Who Benefits and Who Pays the Price
The benefits of this shift are real. AI can improve healthcare, expand access to knowledge, and help people solve problems in new ways. Students, researchers, and businesses gain powerful tools that were unimaginable a decade ago.
But the costs are unevenly distributed. Workers worry about automation. Artists worry about originality and ownership. Marginalized communities can be harmed by biased algorithms. Power increasingly concentrates in the hands of a few tech companies, echoing the corporate dominance seen in cyberpunk worlds.
In Blade Runner and Neuromancer, technological progress benefits elites while ordinary people struggle to adapt. That is not just fiction anymore.

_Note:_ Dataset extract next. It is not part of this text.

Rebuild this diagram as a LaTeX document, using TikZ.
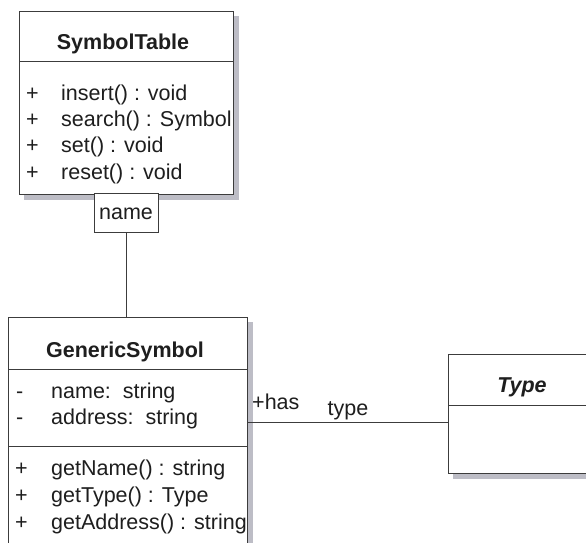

It is a pattern we can already see in real life.
What This Means for the Future
The collapse of the human–machine boundary forces us to ask uncomfortable questions. If machines can create, communicate, and influence decisions, who is responsible for their impact? If they can imitate emotion, does that change how we define empathy and consciousness?
Cyberpunk does not just predict technology. It warns us about what happens when society fails to question it. We are not fully living in a world like Blade Runner or Neuromancer, but the similarities are becoming harder to ignore. The line between human and machine is fading, and whether that future becomes empowering or dangerous depends on how seriously we confront the questions it raises now.
References
Gibson, W. (1984). Neuromancer. Ace Books.
Scott, R. (Director). (1982). Blade Runner: The Final Cut [Film]. Warner Bros.